Posted September 27, 2024 by Nicky in Reviews / 0 Comments

Review – Universal Basic Income

Universal Basic Income

by Karl Widerquist

Genres: Non-fiction
Pages: 272
Series: The MIT Press Essential Knowledge Series
Rating: three-stars
Synopsis:

An accessible introduction to the simple (yet radical) premise that a small cash income, sufficient for basic needs, ought to be provided regularly and unconditionally to every citizen.
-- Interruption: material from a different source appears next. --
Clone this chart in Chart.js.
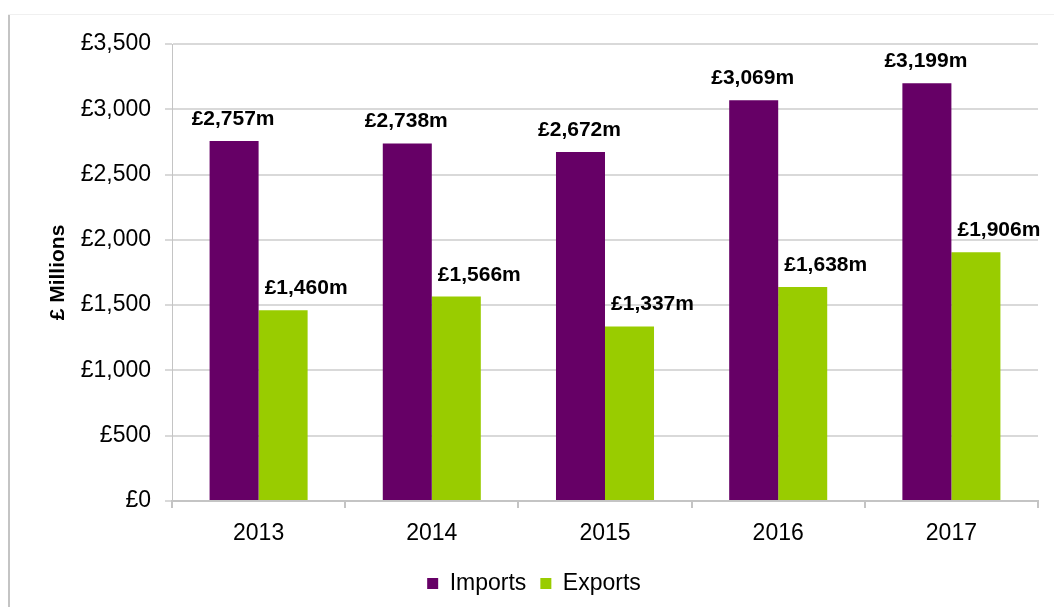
<!DOCTYPE html>
<html>
<head>
<meta charset="utf-8">
<script src="https://cdn.jsdelivr.net/npm/chart.js@4.4.1/dist/chart.umd.min.js"></script>
<style>
  html, body { margin: 0; padding: 0; background: #fff; }
  #wrap { position: relative; width: 1054px; height: 607px; }
  #frameLeft { position: absolute; left: 8px; top: 14px; width: 2px; height: 593px; background: #c4c4c4; }
  #frameTop { position: absolute; left: 8px; top: 14px; width: 1046px; height: 1px; background: #f0f0f0; }
</style>
</head>
<body>
<div id="wrap">
  <canvas id="chart" width="1054" height="607"></canvas>
  <div id="frameLeft"></div>
  <div id="frameTop"></div>
</div>
<script>
const years = ['2013', '2014', '2015', '2016', '2017'];
const imports = [2757, 2738, 2672, 3069, 3199];
const exports = [1460, 1566, 1337, 1638, 1906];
const yTicks = [0, 500, 1000, 1500, 2000, 2500, 3000, 3500];

const FONT = 'Arial, "Liberation Sans", sans-serif';
const fmt = v => '£' + v.toLocaleString('en-GB');

// labels above the bars, exports ones sit a bit to the right like the original
const labelOffsets = [-1, 23];
const valueLabels = {
    id: 'valueLabels',
    afterDatasetsDraw(chart) {
        const ctx = chart.ctx;
        ctx.save();
        ctx.font = 'bold 21px ' + FONT;
        ctx.fillStyle = '#000';
        ctx.textAlign = 'center';
        ctx.textBaseline = 'alphabetic';
        chart.data.datasets.forEach((ds, i) => {
            chart.getDatasetMeta(i).data.forEach((bar, j) => {
                ctx.fillText(fmt(ds.data[j]) + 'm', bar.x + labelOffsets[i], bar.y - 16);
            });
        });
        ctx.restore();
    }
};

new Chart(document.getElementById('chart'), {
    type: 'bar',
    data: {
        labels: years,
        datasets: [
            { label: 'Imports', data: imports, backgroundColor: '#660066' },
            { label: 'Exports', data: exports, backgroundColor: '#99cc00' }
        ]
    },
    options: {
        responsive: false,
        animation: false,
        layout: { padding: { top: 44, right: 16, left: 30, bottom: 2 } },
        datasets: { bar: { barPercentage: 1, categoryPercentage: 0.566 } },
        plugins: {
            tooltip: { enabled: false },
            legend: {
                position: 'bottom',
                labels: {
                    color: '#000',
                    font: { family: FONT, size: 23 },
                    boxWidth: 11,
                    boxHeight: 11,
                    padding: 14
                }
            }
        },
        scales: {
            x: {
                grid: { drawOnChartArea: false, drawTicks: true, tickLength: 7, color: '#c4c4c4', lineWidth: 2 },
                border: { color: '#c4c4c4', width: 2 },
                ticks: { color: '#000', font: { family: FONT, size: 23 }, padding: 12 },
                afterFit: s => { s.height = 57; }
            },
            y: {
                min: 0,
                max: 3500,
                afterBuildTicks: s => { s.ticks = yTicks.map(v => ({ value: v })); },
                grid: { color: '#d9d9d9', lineWidth: 2, tickLength: 7, drawTicks: true },
                border: { color: '#c4c4c4', width: 1 },
                ticks: { color: '#000', font: { family: FONT, size: 23 }, padding: 14, callback: v => fmt(v) },
                title: {
                    display: true,
                    text: '£ Millions',
                    color: '#000',
                    font: { family: FONT, size: 21, weight: 'bold' },
                    padding: { top: 16, bottom: 0 }
                },
                afterFit: s => { s.width = 142; }
            }
        }
    },
    plugins: [valueLabels]
});
</script>
</body>
</html>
The growing movement for universal basic income (UBI) has been gaining attention from politics and the media with the audacious idea of a regular, unconditional cash grant for everyone as a right of citizenship. This volume in the Essential Knowledge series presents the first short, solid UBI introduction that is neither academic nor polemic. It takes a position in favor of UBI, but its primary goal remains the provision of essential knowledge by answering the fundamental questions about it: What is UBI? How does it work? What are the arguments for and against it? What is the evidence?

Karl Widerquist discusses how UBI functions, showing how it differs from other redistributional approaches. He summarizes the common arguments for and against UBI and presents the reasons for believing it is a tremendously important reform. The book briefly discusses the likely cost of UBI; options for paying for it; the existing evidence on the probable effects of UBI; and the history of UBI from its inception more than two hundred years ago through the two waves of support it received in the twentieth century to the third and largest wave of support it is experiencing now. Now more than ever, conditions in much of the world are ripe for such enthusiasm to keep growing, and there are good reasons to believe that this current wave of support will eventually lead to the adoption of UBI in several countries around the world—making this volume an especially timely and necessary read.

Universal Basic Income is part of a series from the MIT press, the “Essential Knowledge Series”, and this installment is by Karl Widerquist. The point of it is to act as a primer on the subject of Universal Basic Income (UBI), and be a bit of an advocate for it, based on what we know about similar programmes and test cases.

The evidence is (or was at the time of posting) not totally straightforward, because the true test of a UBI would be universality and unconditionality, and most trials have not been universal even within a small area, and may have contained conditions. Widerquist makes a good argument that the results we see are indicative of success, though, and that some aspects of the effects of a UBI might be underreported in such a small study (while acknowledging that some are probably overreported).

There are quite a few acronyms flying around which I didn’t always find easy to remember, but mostly it’s a fairly straightforward explanation and manifesto. However, there were a few editing booboos, including an entire paragraph being repeated verbatim in a list, which was a bit annoying.